Paul Hobson, Director of the Contemporary Art Society, recommends his favourite exhibition of the week.
2 March – 22 April, 2012
50-58 Vyner Street, London E2 9DQ
Wednesday to Saturday, 11:00am – 6:00pm and Sunday 12:00 – 6:00pm
There is a beautiful exhibition upstairs at Wilkinson by Dutch artist Harm van den Dorpel, whose work I especially admire. Van den Dorpel works across a wide range of media – collages, installations, websites and animation – and draws upon the languages of the Internet, media and interactive design in his work. Harm belongs to a young generation of artists interested in the participatory culture of the Internet and in particular, the way in which the Internet has transformed the way we think about, access and appropriate visual information. (This is what is meant by `post-Internet’ – not in the sense that the Internet is over, but that its impact as an event has already happened.) His practice is driven by applying methods from media theory, information science, philosophy and semiotics, often using synthetic materials and self-developed online information systems to generate his work. If all of this sounds a bit cerebral – it is! But Harm’s work is also aesthetically powerful, as you will see from this elegant show. Several spherical structures occupy the gallery space, suspended in complex systems of fine metal chains of the sort one associates with office blinds. Smokey Perspex strips, patterned with collaged textures, images of cables sourced from the Internet, jewellery, chains and organic matter, and vivid coloured panels, are roughly cut with a jigsaw and curved to form orbital shapes that remind one of futuristic visors or helmets, and molecular structures.
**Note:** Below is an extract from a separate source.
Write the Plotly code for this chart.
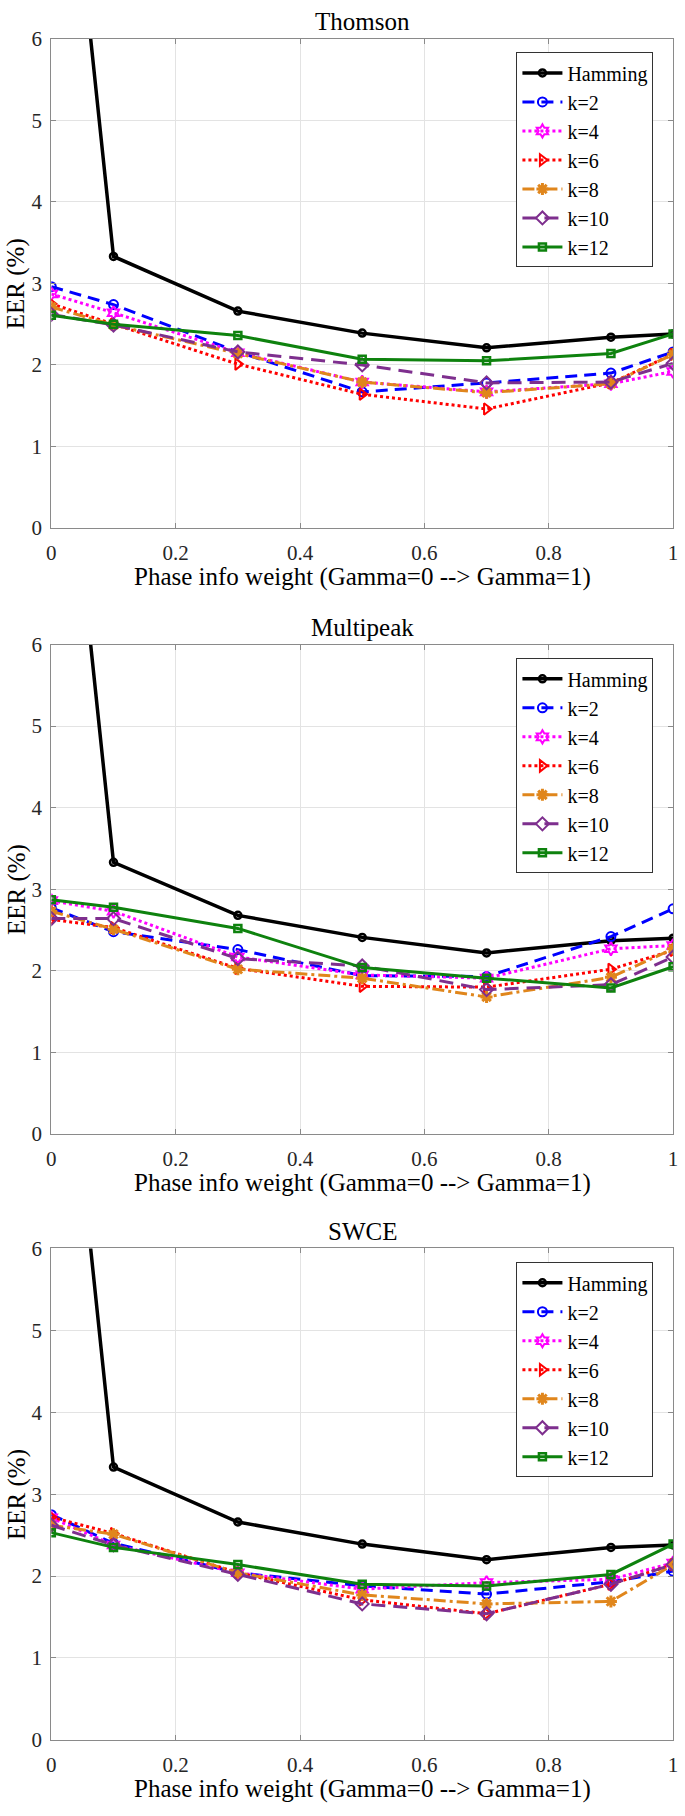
import plotly.graph_objects as go

W, H = 685, 1816
FONT = "'Times New Roman', 'Liberation Serif', 'DejaVu Serif', serif"

gamma = [0, 0.1, 0.3, 0.5, 0.7, 0.9, 1.0]
series_names = ["Hamming", "k=2", "k=4", "k=6", "k=8", "k=10", "k=12"]
panel_titles = ["Thomson", "Multipeak", "SWCE"]
x_ticks = [0, 0.2, 0.4, 0.6, 0.8, 1.0]
x_tick_labels = ["0", "0.2", "0.4", "0.6", "0.8", "1"]
y_ticks = [0, 1, 2, 3, 4, 5, 6]
y_tick_labels = ["0", "1", "2", "3", "4", "5", "6"]

# EER (%) values, order: Hamming, k=2, k=4, k=6, k=8, k=10, k=12
thomson_hamming = [10.6, 3.33, 2.66, 2.39, 2.21, 2.34, 2.38]
thomson_k2 = [2.96, 2.74, 2.16, 1.67, 1.78, 1.90, 2.16]
thomson_k4 = [2.87, 2.64, 2.15, 1.79, 1.67, 1.77, 1.92]
thomson_k6 = [2.75, 2.50, 2.01, 1.64, 1.46, 1.78, 2.13]
thomson_k8 = [2.71, 2.49, 2.14, 1.79, 1.66, 1.77, 2.13]
thomson_k10 = [2.62, 2.49, 2.16, 2.00, 1.78, 1.79, 2.02]
thomson_k12 = [2.61, 2.50, 2.36, 2.07, 2.05, 2.14, 2.38]

multipeak_hamming = [10.6, 3.33, 2.68, 2.41, 2.22, 2.37, 2.40]
multipeak_k2 = [2.77, 2.48, 2.26, 1.94, 1.93, 2.42, 2.76]
multipeak_k4 = [2.86, 2.73, 2.17, 1.95, 1.91, 2.27, 2.31]
multipeak_k6 = [2.63, 2.53, 2.03, 1.81, 1.80, 2.02, 2.25]
multipeak_k8 = [2.73, 2.51, 2.02, 1.91, 1.68, 1.92, 2.27]
multipeak_k10 = [2.64, 2.64, 2.15, 2.06, 1.77, 1.83, 2.17]
multipeak_k12 = [2.87, 2.78, 2.52, 2.04, 1.91, 1.79, 2.05]

swce_hamming = [10.6, 3.33, 2.66, 2.39, 2.20, 2.35, 2.38]
swce_k2 = [2.75, 2.40, 2.04, 1.88, 1.78, 1.93, 2.06]
swce_k4 = [2.71, 2.38, 2.04, 1.84, 1.92, 1.96, 2.16]
swce_k6 = [2.72, 2.52, 2.04, 1.71, 1.54, 1.90, 2.14]
swce_k8 = [2.62, 2.51, 2.04, 1.77, 1.66, 1.69, 2.14]
swce_k10 = [2.62, 2.38, 2.02, 1.66, 1.54, 1.90, 2.14]
swce_k12 = [2.53, 2.35, 2.14, 1.90, 1.88, 2.02, 2.39]

panels = [
    [thomson_hamming, thomson_k2, thomson_k4, thomson_k6, thomson_k8, thomson_k10, thomson_k12],
    [multipeak_hamming, multipeak_k2, multipeak_k4, multipeak_k6, multipeak_k8, multipeak_k10, multipeak_k12],
    [swce_hamming, swce_k2, swce_k4, swce_k6, swce_k8, swce_k10, swce_k12],
]

styles = [
    dict(color="#000000", dash="solid", symbol="circle-open", size=7, lw=3.5, mlw=2.5),
    dict(color="#0000FF", dash="12px,7px", symbol="circle-open", size=9, lw=3, mlw=2),
    dict(color="#FF00FF", dash="3px,3px", symbol="hexagram-open", size=10, lw=3, mlw=2),
    dict(color="#FF0000", dash="3px,3px", symbol="triangle-right-open", size=10, lw=3, mlw=2),
    dict(color="#E0861C", dash="12px,4px,3px,4px", symbol="asterisk-open", size=10, lw=3, mlw=3),
    dict(color="#7E2F8E", dash="14px,8px", symbol="diamond-open", size=10, lw=3, mlw=2),
    dict(color="#0E820E", dash="solid", symbol="square-open", size=7, lw=3, mlw=2.5),
]

# plot-area pixel boxes (top, bottom)
X0, X1 = 47, 678
boxes = [(27, 523), (641, 1137), (1253, 1751)]
LEG_X = 519
YT_X = 12

fig = go.Figure()
layout = dict(
    width=W, height=H, margin=dict(l=0, r=0, t=0, b=0),
    paper_bgcolor="white", plot_bgcolor="white",
    font=dict(family=FONT, size=21, color="#262626"),
    showlegend=True, annotations=[],
)

for p, (top, bot) in enumerate(boxes):
    sfx = "" if p == 0 else str(p + 1)
    xa, ya = "x" + sfx, "y" + sfx
    leg = "legend" + sfx
    for s, name in enumerate(series_names):
        st = styles[s]
        fig.add_trace(go.Scatter(
            x=gamma, y=panels[p][s], name=name, mode="lines+markers",
            xaxis=xa, yaxis=ya, legend=leg,
            line=dict(color=st["color"], width=st["lw"], dash=st["dash"]),
            marker=dict(symbol=st["symbol"], size=st["size"], color=st["color"],
                        line=dict(color=st["color"], width=st["mlw"])),
            cliponaxis=True,
        ))
    axcommon = dict(showgrid=True, gridcolor="#e3e3e3", gridwidth=1,
                    showline=True, linecolor="#8a8a8a", linewidth=1, mirror="allticks",
                    ticks="inside", ticklen=5, tickcolor="#8a8a8a", zeroline=False,
                    ticklabeloverflow="allow",
                    tickfont=dict(family=FONT, size=21, color="#262626"))
    layout["xaxis" + sfx] = dict(axcommon, domain=[X0 / W, X1 / W], range=[0, 1],
                                 tickvals=x_ticks, ticktext=x_tick_labels, anchor=ya,
                                 ticklabelstandoff=6)
    layout["yaxis" + sfx] = dict(axcommon, domain=[1 - bot / H, 1 - top / H], range=[0, 6],
                                 tickvals=y_ticks, ticktext=y_tick_labels, anchor=xa,
                                 ticklabelstandoff=4)
    layout[leg] = dict(x=LEG_X / W, xanchor="left", y=1 - (top + 14) / H, yanchor="top",
                       bgcolor="white", bordercolor="#333333", borderwidth=1,
                       font=dict(family=FONT, size=20, color="#000000"),
                       itemwidth=40, tracegroupgap=0)
    layout["annotations"] += [
        dict(text=panel_titles[p], x=(X0 + X1) / 2 / W, y=1 - (top - 17) / H,
             xref="paper", yref="paper", showarrow=False, xanchor="center", yanchor="middle",
             font=dict(family=FONT, size=25, color="#000000")),
        dict(text="Phase info weight (Gamma=0 --> Gamma=1)", x=(X0 + X1) / 2 / W,
             y=1 - (bot + 50) / H, xref="paper", yref="paper", showarrow=False,
             xanchor="center", yanchor="middle",
             font=dict(family=FONT, size=25, color="#000000")),
        dict(text="EER (%)", x=YT_X / W, y=1 - (top + bot) / 2 / H, xref="paper", yref="paper",
             showarrow=False, xanchor="center", yanchor="middle", textangle=-90,
             font=dict(family=FONT, size=25, color="#000000")),
    ]

fig.update_layout(**layout)
# remove the browser's default 8px body margin so the figure fills the window exactly
fig.write_html("out.html", config={"displayModeBar": False},
               post_script="document.body.style.margin='0';")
The works have been created in a sequence based on virtual versions created digitally – each following on from the other and evolving from the processes and accidental negotiations involved in their being rendered in the real world. Whilst adopting formats that suggest the representation of information, these sculptures actually withhold information, giving them a mysterious, almost sinister mode of operating that is visually codified and mute. A few two-dimensional glazed collage pieces incorporating layers of images and textures are on the walls, adding to the idea of information legible as a system of collated data caught between real and virtual representation. A stunning show by an artist to watch.